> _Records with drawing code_
────────────────────────────────────────
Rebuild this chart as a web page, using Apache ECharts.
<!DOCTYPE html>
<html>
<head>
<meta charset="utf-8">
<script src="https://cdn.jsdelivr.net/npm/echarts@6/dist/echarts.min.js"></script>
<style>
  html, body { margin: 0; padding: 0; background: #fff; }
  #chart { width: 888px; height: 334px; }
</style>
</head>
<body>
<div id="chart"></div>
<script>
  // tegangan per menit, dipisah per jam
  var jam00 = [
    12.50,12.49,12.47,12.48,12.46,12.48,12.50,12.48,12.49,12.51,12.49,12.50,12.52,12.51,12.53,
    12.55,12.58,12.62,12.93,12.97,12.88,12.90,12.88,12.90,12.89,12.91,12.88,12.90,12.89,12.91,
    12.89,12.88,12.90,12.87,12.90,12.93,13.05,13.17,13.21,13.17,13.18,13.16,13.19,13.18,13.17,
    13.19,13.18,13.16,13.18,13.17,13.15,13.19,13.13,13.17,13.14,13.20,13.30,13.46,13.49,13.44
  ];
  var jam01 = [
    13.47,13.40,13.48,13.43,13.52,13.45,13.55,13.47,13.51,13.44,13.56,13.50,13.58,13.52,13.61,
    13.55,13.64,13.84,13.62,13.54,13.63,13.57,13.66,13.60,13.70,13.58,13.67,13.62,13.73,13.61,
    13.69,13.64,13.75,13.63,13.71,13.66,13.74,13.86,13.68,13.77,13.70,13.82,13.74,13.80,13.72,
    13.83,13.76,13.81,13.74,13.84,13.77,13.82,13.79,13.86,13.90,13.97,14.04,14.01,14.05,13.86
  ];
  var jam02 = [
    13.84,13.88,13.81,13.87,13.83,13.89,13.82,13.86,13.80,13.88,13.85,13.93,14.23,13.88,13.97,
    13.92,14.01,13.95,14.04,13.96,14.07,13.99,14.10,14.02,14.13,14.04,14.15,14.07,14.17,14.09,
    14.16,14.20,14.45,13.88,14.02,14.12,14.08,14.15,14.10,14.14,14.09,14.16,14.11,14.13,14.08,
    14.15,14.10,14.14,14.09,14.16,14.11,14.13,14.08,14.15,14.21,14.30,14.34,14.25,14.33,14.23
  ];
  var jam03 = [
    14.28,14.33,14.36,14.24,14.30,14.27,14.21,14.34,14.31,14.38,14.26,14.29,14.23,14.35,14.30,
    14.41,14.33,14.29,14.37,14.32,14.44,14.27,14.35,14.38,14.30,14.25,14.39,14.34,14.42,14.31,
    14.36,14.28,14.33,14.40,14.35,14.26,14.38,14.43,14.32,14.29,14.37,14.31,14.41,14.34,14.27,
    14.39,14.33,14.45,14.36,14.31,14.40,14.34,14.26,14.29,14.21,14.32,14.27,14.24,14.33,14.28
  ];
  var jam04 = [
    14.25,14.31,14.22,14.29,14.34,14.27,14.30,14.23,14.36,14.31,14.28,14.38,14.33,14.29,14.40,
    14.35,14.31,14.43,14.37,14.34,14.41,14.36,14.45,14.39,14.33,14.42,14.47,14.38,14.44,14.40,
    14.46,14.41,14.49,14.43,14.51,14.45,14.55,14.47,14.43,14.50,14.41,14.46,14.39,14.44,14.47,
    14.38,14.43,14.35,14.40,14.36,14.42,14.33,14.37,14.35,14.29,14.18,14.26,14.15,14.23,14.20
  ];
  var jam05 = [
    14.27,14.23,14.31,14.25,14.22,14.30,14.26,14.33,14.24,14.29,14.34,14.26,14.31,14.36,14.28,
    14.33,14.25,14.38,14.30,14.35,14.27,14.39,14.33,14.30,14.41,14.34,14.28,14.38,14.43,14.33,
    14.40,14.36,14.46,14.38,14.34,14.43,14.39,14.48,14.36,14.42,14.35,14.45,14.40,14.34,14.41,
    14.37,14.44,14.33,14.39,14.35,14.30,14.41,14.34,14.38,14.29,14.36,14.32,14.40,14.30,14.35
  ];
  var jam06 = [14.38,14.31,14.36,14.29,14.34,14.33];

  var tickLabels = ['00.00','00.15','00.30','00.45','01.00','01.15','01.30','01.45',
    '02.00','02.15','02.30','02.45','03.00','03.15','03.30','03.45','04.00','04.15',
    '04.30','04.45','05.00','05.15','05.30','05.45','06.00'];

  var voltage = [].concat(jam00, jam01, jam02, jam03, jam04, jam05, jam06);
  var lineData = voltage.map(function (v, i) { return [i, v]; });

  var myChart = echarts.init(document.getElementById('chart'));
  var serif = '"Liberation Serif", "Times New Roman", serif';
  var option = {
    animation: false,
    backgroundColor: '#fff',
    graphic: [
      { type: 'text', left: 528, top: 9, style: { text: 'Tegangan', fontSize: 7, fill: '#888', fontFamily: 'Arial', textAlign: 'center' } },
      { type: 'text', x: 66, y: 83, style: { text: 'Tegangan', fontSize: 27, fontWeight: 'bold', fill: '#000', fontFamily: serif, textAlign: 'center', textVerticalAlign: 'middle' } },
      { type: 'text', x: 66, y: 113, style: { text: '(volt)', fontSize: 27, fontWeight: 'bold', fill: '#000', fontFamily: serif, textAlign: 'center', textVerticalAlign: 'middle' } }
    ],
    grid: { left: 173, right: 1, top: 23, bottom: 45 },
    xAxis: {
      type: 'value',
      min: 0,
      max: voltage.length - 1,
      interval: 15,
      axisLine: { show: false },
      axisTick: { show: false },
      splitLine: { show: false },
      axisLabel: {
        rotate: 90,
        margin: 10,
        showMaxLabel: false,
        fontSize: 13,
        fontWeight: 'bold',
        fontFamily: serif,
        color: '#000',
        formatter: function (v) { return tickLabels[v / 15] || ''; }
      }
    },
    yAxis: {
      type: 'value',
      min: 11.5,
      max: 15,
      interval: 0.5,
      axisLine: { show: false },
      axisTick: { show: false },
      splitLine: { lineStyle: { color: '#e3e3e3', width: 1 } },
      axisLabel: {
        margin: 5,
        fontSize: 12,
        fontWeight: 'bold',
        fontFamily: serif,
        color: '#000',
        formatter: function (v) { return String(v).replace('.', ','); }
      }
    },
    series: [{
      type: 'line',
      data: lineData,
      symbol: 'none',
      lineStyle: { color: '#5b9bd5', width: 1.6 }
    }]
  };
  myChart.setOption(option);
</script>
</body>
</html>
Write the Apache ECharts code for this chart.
────────────────────────────────────────
> _What the exercise asks_
Write out all the lines again, exactly as they are.

> _Full solution_
Rebuild this chart as a web page, using Apache ECharts.
<!DOCTYPE html>
<html>
<head>
<meta charset="utf-8">
<script src="https://cdn.jsdelivr.net/npm/echarts@6/dist/echarts.min.js"></script>
<style>
  html, body { margin: 0; padding: 0; background: #fff; }
  #chart { width: 888px; height: 334px; }
</style>
</head>
<body>
<div id="chart"></div>
<script>
  // tegangan per menit, dipisah per jam
  var jam00 = [
    12.50,12.49,12.47,12.48,12.46,12.48,12.50,12.48,12.49,12.51,12.49,12.50,12.52,12.51,12.53,
    12.55,12.58,12.62,12.93,12.97,12.88,12.90,12.88,12.90,12.89,12.91,12.88,12.90,12.89,12.91,
    12.89,12.88,12.90,12.87,12.90,12.93,13.05,13.17,13.21,13.17,13.18,13.16,13.19,13.18,13.17,
    13.19,13.18,13.16,13.18,13.17,13.15,13.19,13.13,13.17,13.14,13.20,13.30,13.46,13.49,13.44
  ];
  var jam01 = [
    13.47,13.40,13.48,13.43,13.52,13.45,13.55,13.47,13.51,13.44,13.56,13.50,13.58,13.52,13.61,
    13.55,13.64,13.84,13.62,13.54,13.63,13.57,13.66,13.60,13.70,13.58,13.67,13.62,13.73,13.61,
    13.69,13.64,13.75,13.63,13.71,13.66,13.74,13.86,13.68,13.77,13.70,13.82,13.74,13.80,13.72,
    13.83,13.76,13.81,13.74,13.84,13.77,13.82,13.79,13.86,13.90,13.97,14.04,14.01,14.05,13.86
  ];
  var jam02 = [
    13.84,13.88,13.81,13.87,13.83,13.89,13.82,13.86,13.80,13.88,13.85,13.93,14.23,13.88,13.97,
    13.92,14.01,13.95,14.04,13.96,14.07,13.99,14.10,14.02,14.13,14.04,14.15,14.07,14.17,14.09,
    14.16,14.20,14.45,13.88,14.02,14.12,14.08,14.15,14.10,14.14,14.09,14.16,14.11,14.13,14.08,
    14.15,14.10,14.14,14.09,14.16,14.11,14.13,14.08,14.15,14.21,14.30,14.34,14.25,14.33,14.23
  ];
  var jam03 = [
    14.28,14.33,14.36,14.24,14.30,14.27,14.21,14.34,14.31,14.38,14.26,14.29,14.23,14.35,14.30,
    14.41,14.33,14.29,14.37,14.32,14.44,14.27,14.35,14.38,14.30,14.25,14.39,14.34,14.42,14.31,
    14.36,14.28,14.33,14.40,14.35,14.26,14.38,14.43,14.32,14.29,14.37,14.31,14.41,14.34,14.27,
    14.39,14.33,14.45,14.36,14.31,14.40,14.34,14.26,14.29,14.21,14.32,14.27,14.24,14.33,14.28
  ];
  var jam04 = [
    14.25,14.31,14.22,14.29,14.34,14.27,14.30,14.23,14.36,14.31,14.28,14.38,14.33,14.29,14.40,
    14.35,14.31,14.43,14.37,14.34,14.41,14.36,14.45,14.39,14.33,14.42,14.47,14.38,14.44,14.40,
    14.46,14.41,14.49,14.43,14.51,14.45,14.55,14.47,14.43,14.50,14.41,14.46,14.39,14.44,14.47,
    14.38,14.43,14.35,14.40,14.36,14.42,14.33,14.37,14.35,14.29,14.18,14.26,14.15,14.23,14.20
  ];
  var jam05 = [
    14.27,14.23,14.31,14.25,14.22,14.30,14.26,14.33,14.24,14.29,14.34,14.26,14.31,14.36,14.28,
    14.33,14.25,14.38,14.30,14.35,14.27,14.39,14.33,14.30,14.41,14.34,14.28,14.38,14.43,14.33,
    14.40,14.36,14.46,14.38,14.34,14.43,14.39,14.48,14.36,14.42,14.35,14.45,14.40,14.34,14.41,
    14.37,14.44,14.33,14.39,14.35,14.30,14.41,14.34,14.38,14.29,14.36,14.32,14.40,14.30,14.35
  ];
  var jam06 = [14.38,14.31,14.36,14.29,14.34,14.33];

  var tickLabels = ['00.00','00.15','00.30','00.45','01.00','01.15','01.30','01.45',
    '02.00','02.15','02.30','02.45','03.00','03.15','03.30','03.45','04.00','04.15',
    '04.30','04.45','05.00','05.15','05.30','05.45','06.00'];

  var voltage = [].concat(jam00, jam01, jam02, jam03, jam04, jam05, jam06);
  var lineData = voltage.map(function (v, i) { return [i, v]; });

  var myChart = echarts.init(document.getElementById('chart'));
  var serif = '"Liberation Serif", "Times New Roman", serif';
  var option = {
    animation: false,
    backgroundColor: '#fff',
    graphic: [
      { type: 'text', left: 528, top: 9, style: { text: 'Tegangan', fontSize: 7, fill: '#888', fontFamily: 'Arial', textAlign: 'center' } },
      { type: 'text', x: 66, y: 83, style: { text: 'Tegangan', fontSize: 27, fontWeight: 'bold', fill: '#000', fontFamily: serif, textAlign: 'center', textVerticalAlign: 'middle' } },
      { type: 'text', x: 66, y: 113, style: { text: '(volt)', fontSize: 27, fontWeight: 'bold', fill: '#000', fontFamily: serif, textAlign: 'center', textVerticalAlign: 'middle' } }
    ],
    grid: { left: 173, right: 1, top: 23, bottom: 45 },
    xAxis: {
      type: 'value',
      min: 0,
      max: voltage.length - 1,
      interval: 15,
      axisLine: { show: false },
      axisTick: { show: false },
      splitLine: { show: false },
      axisLabel: {
        rotate: 90,
        margin: 10,
        showMaxLabel: false,
        fontSize: 13,
        fontWeight: 'bold',
        fontFamily: serif,
        color: '#000',
        formatter: function (v) { return tickLabels[v / 15] || ''; }
      }
    },
    yAxis: {
      type: 'value',
      min: 11.5,
      max: 15,
      interval: 0.5,
      axisLine: { show: false },
      axisTick: { show: false },
      splitLine: { lineStyle: { color: '#e3e3e3', width: 1 } },
      axisLabel: {
        margin: 5,
        fontSize: 12,
        fontWeight: 'bold',
        fontFamily: serif,
        color: '#000',
        formatter: function (v) { return String(v).replace('.', ','); }
      }
    },
    series: [{
      type: 'line',
      data: lineData,
      symbol: 'none',
      lineStyle: { color: '#5b9bd5', width: 1.6 }
    }]
  };
  myChart.setOption(option);
</script>
</body>
</html>
Write the Apache ECharts code for this chart.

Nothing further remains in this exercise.